The most significant indicator in rebuttal of Molefe's crude view is the lower and falling levels of inequality in the Western Cape. Under the DA government, the gini coefficient - the standard international index of inequality - has come down from 0.61 in 2008 to 0.55 in 2013, according to international economic consultancy HIS Global Insight. With the gini coefficient, the higher the number the greater the disparity between rich and poor.

The Western Cape has not only become more equal in recent years, it is by some distance the most equal province in South Africa.

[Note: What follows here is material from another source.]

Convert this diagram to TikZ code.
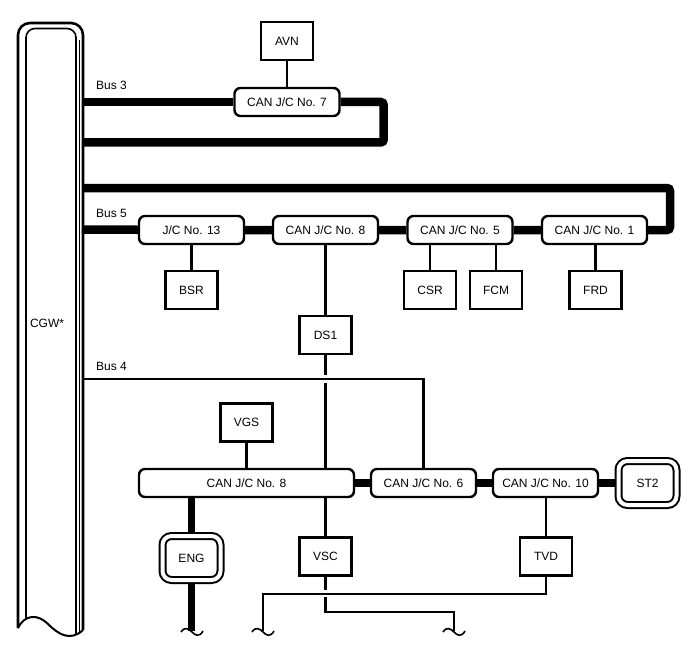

When hard facts are brought into the picture, T.O. Molefe's article is revealed to be not only misleading but founded on outright misrepresentation. It will no doubt resonate with some of the more extreme views found in the anti-globalisation movement. But it represents a position that is hardly likely to improve the lot of the urban poor with whom he implicitly claims to side.

In any developing economy, there will be protests about services, often whipped up, as in the Cape Town case, by unscrupulous political entrepreneurs. But these are a side-show, not a prelude to violent revolution.

In fact there is a revolution happening in Cape Town and the Western Cape. But it is a silent and incremental one, supported by and benefitting the vast majority of people in the city. Under DA government it is rolling forward irrespective of the marginal and ill-informed opinions of intellectual radicals like Molefe.